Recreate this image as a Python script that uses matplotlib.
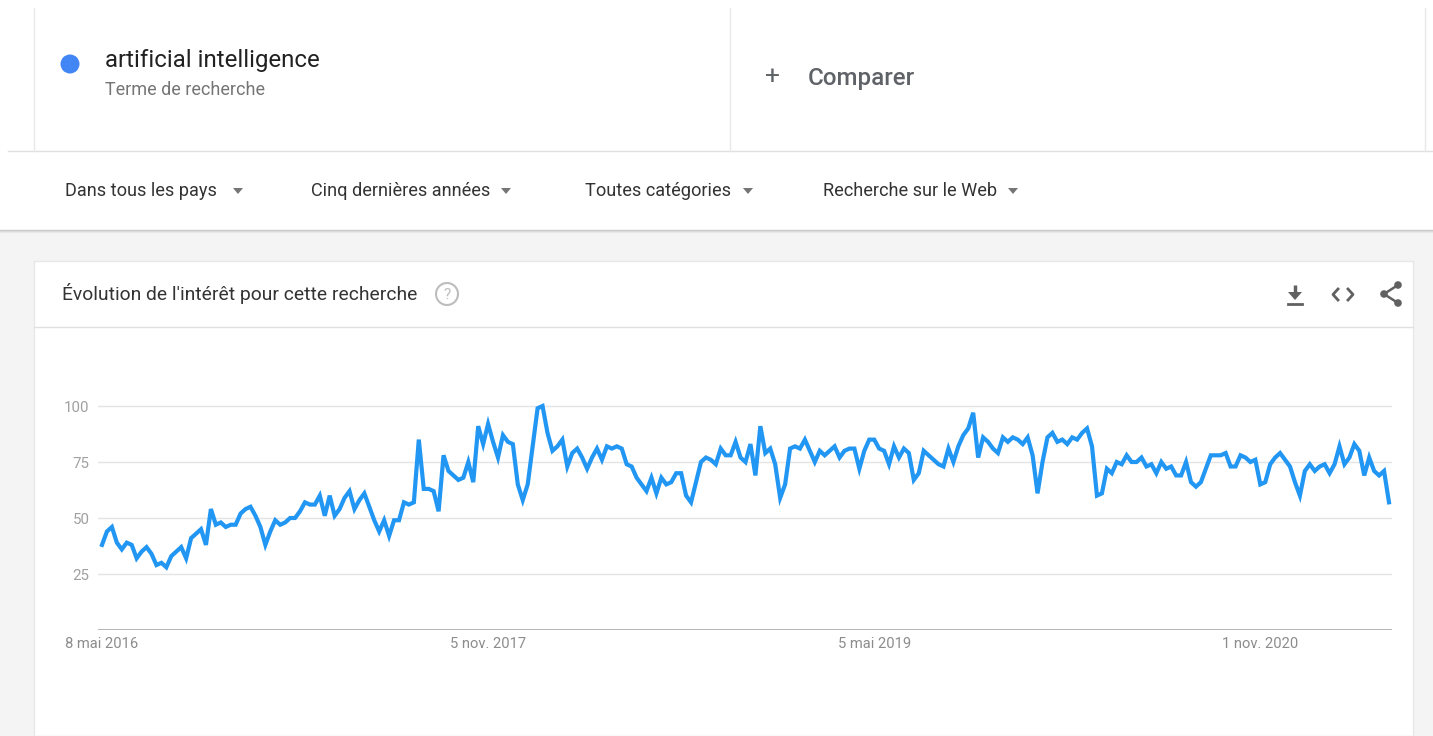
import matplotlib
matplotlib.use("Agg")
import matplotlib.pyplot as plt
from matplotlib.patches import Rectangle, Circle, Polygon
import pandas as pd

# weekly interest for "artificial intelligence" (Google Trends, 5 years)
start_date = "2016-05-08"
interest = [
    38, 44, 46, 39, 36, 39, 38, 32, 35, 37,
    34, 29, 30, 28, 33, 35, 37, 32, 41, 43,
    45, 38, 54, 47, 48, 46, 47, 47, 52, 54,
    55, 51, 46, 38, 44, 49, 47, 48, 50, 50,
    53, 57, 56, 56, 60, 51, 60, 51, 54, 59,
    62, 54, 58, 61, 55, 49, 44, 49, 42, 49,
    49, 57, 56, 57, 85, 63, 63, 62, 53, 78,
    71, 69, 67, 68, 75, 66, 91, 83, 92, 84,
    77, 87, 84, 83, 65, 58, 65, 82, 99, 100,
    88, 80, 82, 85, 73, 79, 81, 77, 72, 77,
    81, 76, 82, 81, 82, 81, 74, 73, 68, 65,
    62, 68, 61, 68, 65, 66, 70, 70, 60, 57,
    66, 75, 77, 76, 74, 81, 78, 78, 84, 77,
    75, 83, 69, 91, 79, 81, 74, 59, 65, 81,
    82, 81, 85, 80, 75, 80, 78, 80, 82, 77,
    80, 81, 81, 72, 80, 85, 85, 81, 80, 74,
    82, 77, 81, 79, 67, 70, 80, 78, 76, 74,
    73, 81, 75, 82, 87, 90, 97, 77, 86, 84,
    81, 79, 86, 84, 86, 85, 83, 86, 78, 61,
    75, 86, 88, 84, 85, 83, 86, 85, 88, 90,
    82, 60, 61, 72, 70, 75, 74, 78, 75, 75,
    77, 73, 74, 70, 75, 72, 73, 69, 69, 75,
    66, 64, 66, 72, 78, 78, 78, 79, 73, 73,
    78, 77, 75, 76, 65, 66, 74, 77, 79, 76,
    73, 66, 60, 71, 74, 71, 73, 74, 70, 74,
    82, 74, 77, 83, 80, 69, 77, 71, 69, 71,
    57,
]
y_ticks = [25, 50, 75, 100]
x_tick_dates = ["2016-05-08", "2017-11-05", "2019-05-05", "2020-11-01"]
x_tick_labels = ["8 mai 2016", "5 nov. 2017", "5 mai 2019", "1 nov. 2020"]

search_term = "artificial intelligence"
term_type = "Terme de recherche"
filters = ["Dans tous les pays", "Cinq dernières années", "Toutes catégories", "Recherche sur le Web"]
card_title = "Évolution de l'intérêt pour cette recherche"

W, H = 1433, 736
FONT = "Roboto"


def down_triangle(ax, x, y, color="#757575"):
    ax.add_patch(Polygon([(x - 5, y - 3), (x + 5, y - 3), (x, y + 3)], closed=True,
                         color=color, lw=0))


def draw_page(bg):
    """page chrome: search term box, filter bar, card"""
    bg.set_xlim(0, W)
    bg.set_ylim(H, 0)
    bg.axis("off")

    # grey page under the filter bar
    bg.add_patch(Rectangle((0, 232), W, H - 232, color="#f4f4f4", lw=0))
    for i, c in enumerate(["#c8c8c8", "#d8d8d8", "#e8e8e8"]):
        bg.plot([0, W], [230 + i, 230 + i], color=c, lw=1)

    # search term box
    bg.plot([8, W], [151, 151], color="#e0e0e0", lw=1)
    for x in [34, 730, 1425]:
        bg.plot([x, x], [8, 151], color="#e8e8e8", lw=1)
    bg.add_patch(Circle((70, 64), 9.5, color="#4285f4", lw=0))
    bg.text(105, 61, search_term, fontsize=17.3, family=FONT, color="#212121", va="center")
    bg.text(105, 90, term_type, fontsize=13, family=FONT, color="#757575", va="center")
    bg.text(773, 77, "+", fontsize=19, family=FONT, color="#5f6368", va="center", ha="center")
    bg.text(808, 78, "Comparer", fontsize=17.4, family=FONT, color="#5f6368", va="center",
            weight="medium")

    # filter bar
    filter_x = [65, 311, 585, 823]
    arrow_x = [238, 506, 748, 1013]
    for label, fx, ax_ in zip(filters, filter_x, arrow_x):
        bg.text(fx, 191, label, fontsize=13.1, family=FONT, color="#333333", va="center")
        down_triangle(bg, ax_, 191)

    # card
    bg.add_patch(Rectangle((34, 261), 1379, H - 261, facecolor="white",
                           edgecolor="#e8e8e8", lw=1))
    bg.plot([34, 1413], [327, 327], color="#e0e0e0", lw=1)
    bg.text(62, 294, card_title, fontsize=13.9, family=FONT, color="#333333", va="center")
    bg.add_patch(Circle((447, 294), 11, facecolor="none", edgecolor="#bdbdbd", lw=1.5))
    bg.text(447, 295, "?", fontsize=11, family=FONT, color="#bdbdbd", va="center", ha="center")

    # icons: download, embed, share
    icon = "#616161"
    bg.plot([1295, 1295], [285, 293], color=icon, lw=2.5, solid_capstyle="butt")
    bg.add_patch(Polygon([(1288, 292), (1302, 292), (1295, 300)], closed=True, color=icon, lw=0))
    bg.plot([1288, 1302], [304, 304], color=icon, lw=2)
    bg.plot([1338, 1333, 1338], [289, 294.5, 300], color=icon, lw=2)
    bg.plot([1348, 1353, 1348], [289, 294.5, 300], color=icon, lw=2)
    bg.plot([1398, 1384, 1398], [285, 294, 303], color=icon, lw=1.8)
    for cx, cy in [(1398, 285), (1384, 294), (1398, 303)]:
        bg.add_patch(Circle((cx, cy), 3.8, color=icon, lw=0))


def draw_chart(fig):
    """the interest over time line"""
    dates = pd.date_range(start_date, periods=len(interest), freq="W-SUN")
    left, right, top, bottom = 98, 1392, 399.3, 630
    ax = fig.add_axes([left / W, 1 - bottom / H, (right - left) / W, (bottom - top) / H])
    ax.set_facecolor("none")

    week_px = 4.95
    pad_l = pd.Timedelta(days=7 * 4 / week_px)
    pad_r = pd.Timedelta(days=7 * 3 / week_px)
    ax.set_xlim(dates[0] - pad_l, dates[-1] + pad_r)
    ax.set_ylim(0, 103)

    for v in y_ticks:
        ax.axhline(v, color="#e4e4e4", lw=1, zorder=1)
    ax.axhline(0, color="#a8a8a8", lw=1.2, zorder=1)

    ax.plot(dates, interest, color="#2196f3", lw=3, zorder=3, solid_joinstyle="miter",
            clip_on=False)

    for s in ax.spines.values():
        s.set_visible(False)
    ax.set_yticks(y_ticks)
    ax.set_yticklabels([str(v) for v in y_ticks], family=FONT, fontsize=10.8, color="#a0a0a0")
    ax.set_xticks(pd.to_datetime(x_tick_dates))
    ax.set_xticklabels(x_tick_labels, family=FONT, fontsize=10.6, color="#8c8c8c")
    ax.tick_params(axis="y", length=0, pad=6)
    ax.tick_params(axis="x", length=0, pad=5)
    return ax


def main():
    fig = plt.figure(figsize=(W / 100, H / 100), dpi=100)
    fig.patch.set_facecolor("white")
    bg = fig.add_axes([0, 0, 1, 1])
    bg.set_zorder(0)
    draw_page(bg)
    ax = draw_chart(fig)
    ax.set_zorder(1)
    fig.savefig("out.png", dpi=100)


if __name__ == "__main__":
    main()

*Stated exercise*
Reproduce each line exactly as it appears, omitting the pictures.

*Full output*
Recreate this image as a Python script that uses matplotlib.
import matplotlib
matplotlib.use("Agg")
import matplotlib.pyplot as plt
from matplotlib.patches import Rectangle, Circle, Polygon
import pandas as pd

# weekly interest for "artificial intelligence" (Google Trends, 5 years)
start_date = "2016-05-08"
interest = [
    38, 44, 46, 39, 36, 39, 38, 32, 35, 37,
    34, 29, 30, 28, 33, 35, 37, 32, 41, 43,
    45, 38, 54, 47, 48, 46, 47, 47, 52, 54,
    55, 51, 46, 38, 44, 49, 47, 48, 50, 50,
    53, 57, 56, 56, 60, 51, 60, 51, 54, 59,
    62, 54, 58, 61, 55, 49, 44, 49, 42, 49,
    49, 57, 56, 57, 85, 63, 63, 62, 53, 78,
    71, 69, 67, 68, 75, 66, 91, 83, 92, 84,
    77, 87, 84, 83, 65, 58, 65, 82, 99, 100,
    88, 80, 82, 85, 73, 79, 81, 77, 72, 77,
    81, 76, 82, 81, 82, 81, 74, 73, 68, 65,
    62, 68, 61, 68, 65, 66, 70, 70, 60, 57,
    66, 75, 77, 76, 74, 81, 78, 78, 84, 77,
    75, 83, 69, 91, 79, 81, 74, 59, 65, 81,
    82, 81, 85, 80, 75, 80, 78, 80, 82, 77,
    80, 81, 81, 72, 80, 85, 85, 81, 80, 74,
    82, 77, 81, 79, 67, 70, 80, 78, 76, 74,
    73, 81, 75, 82, 87, 90, 97, 77, 86, 84,
    81, 79, 86, 84, 86, 85, 83, 86, 78, 61,
    75, 86, 88, 84, 85, 83, 86, 85, 88, 90,
    82, 60, 61, 72, 70, 75, 74, 78, 75, 75,
    77, 73, 74, 70, 75, 72, 73, 69, 69, 75,
    66, 64, 66, 72, 78, 78, 78, 79, 73, 73,
    78, 77, 75, 76, 65, 66, 74, 77, 79, 76,
    73, 66, 60, 71, 74, 71, 73, 74, 70, 74,
    82, 74, 77, 83, 80, 69, 77, 71, 69, 71,
    57,
]
y_ticks = [25, 50, 75, 100]
x_tick_dates = ["2016-05-08", "2017-11-05", "2019-05-05", "2020-11-01"]
x_tick_labels = ["8 mai 2016", "5 nov. 2017", "5 mai 2019", "1 nov. 2020"]

search_term = "artificial intelligence"
term_type = "Terme de recherche"
filters = ["Dans tous les pays", "Cinq dernières années", "Toutes catégories", "Recherche sur le Web"]
card_title = "Évolution de l'intérêt pour cette recherche"

W, H = 1433, 736
FONT = "Roboto"


def down_triangle(ax, x, y, color="#757575"):
    ax.add_patch(Polygon([(x - 5, y - 3), (x + 5, y - 3), (x, y + 3)], closed=True,
                         color=color, lw=0))


def draw_page(bg):
    """page chrome: search term box, filter bar, card"""
    bg.set_xlim(0, W)
    bg.set_ylim(H, 0)
    bg.axis("off")

    # grey page under the filter bar
    bg.add_patch(Rectangle((0, 232), W, H - 232, color="#f4f4f4", lw=0))
    for i, c in enumerate(["#c8c8c8", "#d8d8d8", "#e8e8e8"]):
        bg.plot([0, W], [230 + i, 230 + i], color=c, lw=1)

    # search term box
    bg.plot([8, W], [151, 151], color="#e0e0e0", lw=1)
    for x in [34, 730, 1425]:
        bg.plot([x, x], [8, 151], color="#e8e8e8", lw=1)
    bg.add_patch(Circle((70, 64), 9.5, color="#4285f4", lw=0))
    bg.text(105, 61, search_term, fontsize=17.3, family=FONT, color="#212121", va="center")
    bg.text(105, 90, term_type, fontsize=13, family=FONT, color="#757575", va="center")
    bg.text(773, 77, "+", fontsize=19, family=FONT, color="#5f6368", va="center", ha="center")
    bg.text(808, 78, "Comparer", fontsize=17.4, family=FONT, color="#5f6368", va="center",
            weight="medium")

    # filter bar
    filter_x = [65, 311, 585, 823]
    arrow_x = [238, 506, 748, 1013]
    for label, fx, ax_ in zip(filters, filter_x, arrow_x):
        bg.text(fx, 191, label, fontsize=13.1, family=FONT, color="#333333", va="center")
        down_triangle(bg, ax_, 191)

    # card
    bg.add_patch(Rectangle((34, 261), 1379, H - 261, facecolor="white",
                           edgecolor="#e8e8e8", lw=1))
    bg.plot([34, 1413], [327, 327], color="#e0e0e0", lw=1)
    bg.text(62, 294, card_title, fontsize=13.9, family=FONT, color="#333333", va="center")
    bg.add_patch(Circle((447, 294), 11, facecolor="none", edgecolor="#bdbdbd", lw=1.5))
    bg.text(447, 295, "?", fontsize=11, family=FONT, color="#bdbdbd", va="center", ha="center")

    # icons: download, embed, share
    icon = "#616161"
    bg.plot([1295, 1295], [285, 293], color=icon, lw=2.5, solid_capstyle="butt")
    bg.add_patch(Polygon([(1288, 292), (1302, 292), (1295, 300)], closed=True, color=icon, lw=0))
    bg.plot([1288, 1302], [304, 304], color=icon, lw=2)
    bg.plot([1338, 1333, 1338], [289, 294.5, 300], color=icon, lw=2)
    bg.plot([1348, 1353, 1348], [289, 294.5, 300], color=icon, lw=2)
    bg.plot([1398, 1384, 1398], [285, 294, 303], color=icon, lw=1.8)
    for cx, cy in [(1398, 285), (1384, 294), (1398, 303)]:
        bg.add_patch(Circle((cx, cy), 3.8, color=icon, lw=0))


def draw_chart(fig):
    """the interest over time line"""
    dates = pd.date_range(start_date, periods=len(interest), freq="W-SUN")
    left, right, top, bottom = 98, 1392, 399.3, 630
    ax = fig.add_axes([left / W, 1 - bottom / H, (right - left) / W, (bottom - top) / H])
    ax.set_facecolor("none")

    week_px = 4.95
    pad_l = pd.Timedelta(days=7 * 4 / week_px)
    pad_r = pd.Timedelta(days=7 * 3 / week_px)
    ax.set_xlim(dates[0] - pad_l, dates[-1] + pad_r)
    ax.set_ylim(0, 103)

    for v in y_ticks:
        ax.axhline(v, color="#e4e4e4", lw=1, zorder=1)
    ax.axhline(0, color="#a8a8a8", lw=1.2, zorder=1)

    ax.plot(dates, interest, color="#2196f3", lw=3, zorder=3, solid_joinstyle="miter",
            clip_on=False)

    for s in ax.spines.values():
        s.set_visible(False)
    ax.set_yticks(y_ticks)
    ax.set_yticklabels([str(v) for v in y_ticks], family=FONT, fontsize=10.8, color="#a0a0a0")
    ax.set_xticks(pd.to_datetime(x_tick_dates))
    ax.set_xticklabels(x_tick_labels, family=FONT, fontsize=10.6, color="#8c8c8c")
    ax.tick_params(axis="y", length=0, pad=6)
    ax.tick_params(axis="x", length=0, pad=5)
    return ax


def main():
    fig = plt.figure(figsize=(W / 100, H / 100), dpi=100)
    fig.patch.set_facecolor("white")
    bg = fig.add_axes([0, 0, 1, 1])
    bg.set_zorder(0)
    draw_page(bg)
    ax = draw_chart(fig)
    ax.set_zorder(1)
    fig.savefig("out.png", dpi=100)


if __name__ == "__main__":
    main()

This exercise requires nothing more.